Fecha: 23 de octubre de 2022
Hoy celebramos en toda la Iglesia el día del DOMUND. Sobre este tema ya os escribí el domingo pasado. Os pido de nuevo vuestra oración por los misioneros y la colaboración material con ellos. Hoy quiero comentaros las dos parábolas que aparecen en el capítulo 18 del Evangelio de Lucas: la del juez y la viuda (que escuchamos la semana pasada) y la del publicano y el fariseo (que se proclama este domingo). Aunque aparentemente son muy distintas, contienen una misma enseñanza: la oración insistente y hecha con humildad tiene como efecto la revelación de la salvación de Dios para con los pobres y los pecadores.
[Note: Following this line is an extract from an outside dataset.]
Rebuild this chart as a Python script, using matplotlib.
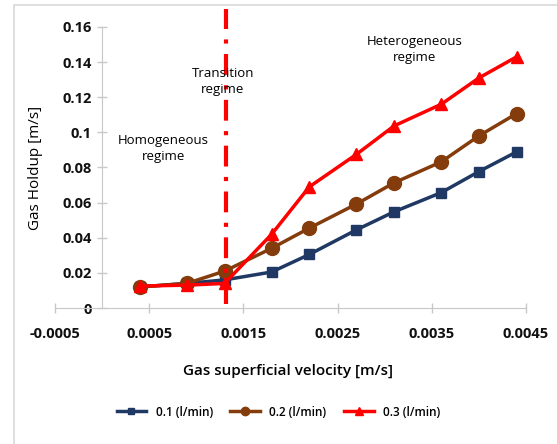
import matplotlib.pyplot as plt
from matplotlib.patches import Rectangle

# data
velocity = [0.0004, 0.0009, 0.0013, 0.0018, 0.0022, 0.0027, 0.0031, 0.0036, 0.0040, 0.0044]
holdup_01 = [0.012, 0.014, 0.016, 0.0205, 0.0305, 0.0445, 0.0548, 0.0657, 0.0777, 0.0889]
holdup_02 = [0.012, 0.014, 0.021, 0.034, 0.0455, 0.0592, 0.0713, 0.0832, 0.098, 0.1107]
holdup_03 = [0.0125, 0.013, 0.014, 0.042, 0.069, 0.0875, 0.1037, 0.116, 0.131, 0.143]
labels = ["0.1 (l/min)", "0.2 (l/min)", "0.3 (l/min)"]
x_ticks = [-0.0005, 0.0005, 0.0015, 0.0025, 0.0035, 0.0045]
y_ticks = [0, 0.02, 0.04, 0.06, 0.08, 0.1, 0.12, 0.14, 0.16]
y_ticklabels = ["0", "0.02", "0.04", "0.06", "0.08", "0.1", "0.12", "0.14", "0.16"]
transition_x = 0.00131

plt.rcParams["font.family"] = ["Open Sans", "DejaVu Sans"]

fig = plt.figure(figsize=(5.57, 4.44), dpi=100)
fig.patches.append(Rectangle((14 / 557, -0.1), 1.2, 1.1 - 5 / 444, transform=fig.transFigure,
                             fill=False, edgecolor="#d9d9d9", linewidth=1.2))
ax = fig.add_axes([55 / 557, (444 - 308) / 444, 471 / 557, 281 / 444])

ax.plot(velocity, holdup_01, color="#1f3864", lw=2.5, marker="s", ms=7, label=labels[0])
ax.plot(velocity, holdup_02, color="#843c0c", lw=2.5, marker="o", ms=10, label=labels[1])
ax.plot(velocity, holdup_03, color="#ff0000", lw=2.5, marker="^", ms=9, label=labels[2])

ax.plot([transition_x, transition_x], [0.0025, 0.170], color="#ff0000", lw=3,
        linestyle=(0, (5, 2.5, 1, 2.5)), clip_on=False)

ax.set_xlim(-0.0005, 0.0045)
ax.set_ylim(0, 0.16)
ax.set_xticks(x_ticks)
ax.set_xticklabels([f"{t:.4f}" for t in x_ticks])
ax.set_yticks(y_ticks)
ax.set_yticklabels(y_ticklabels)

for s in ["top", "right"]:
    ax.spines[s].set_visible(False)
ax.spines["left"].set_position(("data", 0))
ax.spines["left"].set_color("#c8c8c8")
ax.spines["bottom"].set_color("#c8c8c8")
ax.tick_params(axis="both", direction="inout", length=7, color="#c8c8c8", width=1)
ax.tick_params(axis="x", pad=10)
ax.tick_params(axis="y", pad=4)
for t in ax.get_xticklabels() + ax.get_yticklabels():
    t.set_fontweight("bold")
    t.set_fontsize(10.5)
    t.set_color("#111111")
for t in ax.get_yticklabels():
    t.set_bbox(dict(facecolor="white", edgecolor="none", pad=0))

ax.set_ylabel("Gas Holdup [m/s]", fontsize=11)
ax.yaxis.set_label_coords(-0.025, 0.5)
ax.set_xlabel("Gas superficial velocity [m/s]", fontsize=11, fontweight="semibold")
ax.xaxis.set_label_coords(0.495, -0.2)

ax.text(0.00065, 0.091, "Homogeneous\nregime", ha="center", va="center", fontsize=9.5, linespacing=1.3)
ax.text(0.00128, 0.129, "Transition\nregime", ha="center", va="center", fontsize=9.5, linespacing=1.3)
ax.text(0.00332, 0.147, "Heterogeneous\nregime", ha="center", va="center", fontsize=9.5, linespacing=1.3)

fig.legend(loc="center", bbox_to_anchor=(0.5, (444 - 412) / 444), ncol=3, frameon=False,
           prop={"size": 8.5, "weight": "semibold"}, markerscale=0.6, handlelength=2.5,
           columnspacing=1.5)

fig.savefig("out.png", dpi=100)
En la primera, dicha por Jesús para enseñar «que es necesario orar siempre, sin desfallecer» (Lc 18, 1), nos encontramos con tres personajes: una viuda, un juez «que ni temía a Dios ni le importaban los hombres» (Lc 18, 2) y Dios. En tiempos de Jesús las viudas eran las personas más desprotegidas. La de la parábola personifica a los que no cuentan para nada en la sociedad y que, por tanto, nadie los escucha. El juez, en cambio, representa a aquellos que, orgullosos y llenos de soberbia por su poder, tienen un corazón insensible hacia los más necesitados. Se niega a atender a la viuda que le pide justicia frente a su adversario. La virtud que Jesús alaba en aquella viuda es su perseverancia en la oración. Esa perseverancia, aunque no llega a cambiar el corazón del juez, consigue el objetivo deseado. La conclusión es clara: si la perseverancia en la súplica alcanza el objetivo incluso cuando se trata de un juez sin escrúpulos, ¿cómo dudar de la eficacia de la oración cuando aquél a quien nos dirigimos es el mismo Dios?
Ahora bien, Jesús nos insinúa dos condiciones para que nuestra oración llegue a tocar el corazón del Padre. La primera se refiere a su contenido: hemos de pedir a Dios que nos «haga justicia» (Lc 18, 7), que nos dé el Don que necesitamos para vivir en la plena alegría: el Espíritu Santo que Dios da a los que le piden (Lc 11, 13). Todo lo demás es secundario. La segunda condición es la perseverancia. Ser constantes en la plegaria es signo de que no desconfiamos de Dios. Al final de la parábola, Jesús nos lanza una pregunta: «cuando venga el Hijo del hombre, ¿encontrará esta fe en la tierra?» (Lc 18, 8). Esta pregunta nos la podemos responder revisando nuestra oración.
La segunda parábola tiene tres personajes también: el publicano (considerado por todos, un pecador), el fariseo (prototipo de aquellos que confían en sí mismos por considerarse justos y desprecian a los demás) y Dios, a quien se dirigen tanto el fariseo como el publicano. El fariseo exhibe sus buenas obras, le muestra su propia justicia. Está tan lleno de sí mismo, de lo que es y de lo que hace, que en su corazón no hay espacio para Dios. Vive en el orgullo y en la autosatisfacción. El publicano, en cambio, no tiene nada que mostrarle a Dios. Además de ser considerado pecador por la sociedad de su tiempo, él también lo reconoce. No puede presumir de nada: «no se atrevía ni a levantar los ojos al cielo» (Lc 18, 13). Por ello, busca el camino de la misericordia: «¡Oh, Dios!, ten compasión de este pecador» (Lc 18, 13). Esta oración cambia la mirada de Dios sobre los hombres y, por tanto, la situación de estos ante Él: el publicano «bajó a su casa justificado, y aquel no» (Lc 18, 14). Y es que a Dios le enternece más la humildad del pecador que las buenas obras de un justo soberbio.